Le Vatican a publié ce jeudi 17 mai un texte important. Œconomicæ et pecuniariæ quæstiones propose – c’est son sous-titre – des « considérations pour un discernement éthique sur certains aspects du système économique et financier actuel ».
Il part d’un constat simple : depuis la fin de la 2nde guerre mondiale, le bien-être économique s’est considérablement accru, mais cette croissance des richesses est allée de pair avec celle des inégalités. Dans le même temps, on passait d’une économie fondée sur le travail à une économie financiarisée. L’argent est devenu sa propre fin et le travail un simple outil au service de l’argent.
Élaboré avec le concours d’experts financiers externes au Vatican, ce texte livre une critique sévère du système économique dominant. Il rappelle le style du pape François, quand il y est question de la « puissance de nuisance sans égal » des marchés financiers qui font prévaloir « un égoïsme aveugle ». « L’opportunité d’apprendre de la récente crise financière a été gaspillée et l’exploitation et la spéculation au détriment des plus faibles sont toujours une réalité aujourd’hui » nous dit-il encore. Et le texte de dénoncer sans détour le blanchiment d’argent, la non-transparence, la corruption, ou encore les placements offshore.
Mais ce nouveau document du magistère ne se contente pas de dénoncer, il formule plusieurs pistes.

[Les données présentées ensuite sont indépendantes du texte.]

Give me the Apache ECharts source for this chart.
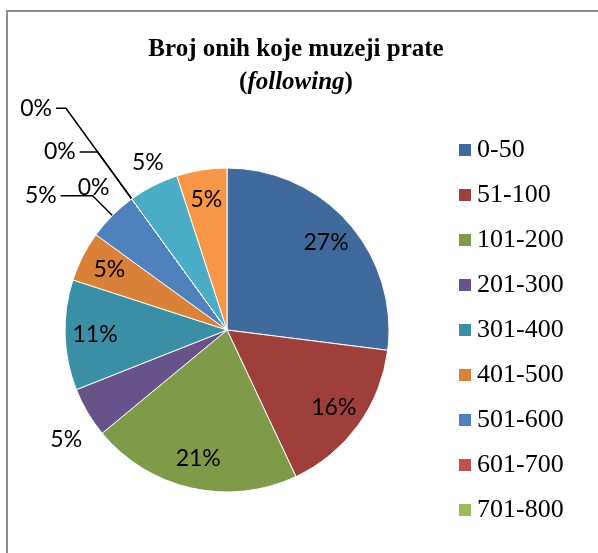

Entre autres : réguler les marchés, via une autorité supranationale ; séparer les activités bancaires entre gestion du crédit et de l’épargne d’une part, et activités spéculatives d’autre part ; dénoncer les instruments financiers tels que les subprimes ou les credit default swap qui ne sont rattachées à aucun valeur tangible ; réguler et évaluer les agences de notation elles-mêmes ; ou encore lutter contre l’évasion fiscale par une taxation minimale des transaction financières offshore.
Ce texte a déjà suscité des réactions assez contrastées chez les économistes, ce qui est plutôt bon signe. Il mérite d’être largement diffusé, commenté et débattu. Car s’il s’adresse en premier lieu aux responsables économiques et aux chefs d’États, il concerne aussi tous ceux qui jouent un rôle dans le système économique, c’est-à-dire, en réalité, tout le monde.
Mais l’histoire même de ce document nous dit quelque chose de la doctrine sociale. Ce n’est pas la première fois en effet que le Saint-Siège s’intéresse aux questions économiques. La préoccupation vient de loin et trouve un appui dans l’Évangile lui-même : Jésus se méfiait de l’argent, ce maître qui impose sa propre logique au détriment de toute autre. Mais il en reconnaissait aussi la nécessité – à condition de le cantonner à sa stricte utilité. En 2011, le Conseil pontifical « Justice et Paix » avait publié une note « pour une réforme du système financier et monétaire international dans la perspective d’une autorité publique à compétence universelle ». Cela lui avait valu de nombreuses critiques, non seulement d’économistes libéraux, ce qui n’était guère surprenant, mais encore de l’intérieur même de l’Église.
Le Cardinal Tuckson, qui présidait ce Conseil, devenu depuis le « Dicastère pour le Service du développement Intégral », n’a pas lâché l’affaire, encouragé par le pape François dont on connaît les positions contre le système financier.
Mais cette-fois, le texte est co-signé avec la Congrégation pour la Doctrine de la Foi. Ce n’est pas seulement une démarche habile pour faire taire les critiques internes à l’Église qui avait visées le précédent texte en 2011. C’est surtout une occasion d’approfondir la justification théologique de ces positions, en s’appuyant sur un corpus doctrinal comprenant notamment Populorum progressio de Paul VI, Sollicitudo rei socialis de Jean-Paul II et Laudato si’ de François.
C’est enfin une façon de rappeler clairement à tous les catholiques que ces questions sociales font pleinement partie du magistère ordinaire de l’Église et qu’elles engagent l’assentiment des fidèles. Ce ne sont pas des considérations annexes, à prendre ou à laisser, que l’on pourrait évacuer poliment en décrétant que l’Église sort ici de son domaine. Lorsqu’elle se préoccupe des questions économiques et financières, l’Église ne fait pas une excursion hors de son domaine de compétence qui serait un mystico-gazeux purement désincarné. Partant de sa réception de l’Évangile, elle en déploie continûment les conséquences dans tout le champ social. C’est l’essence même de la doctrine sociale chrétienne.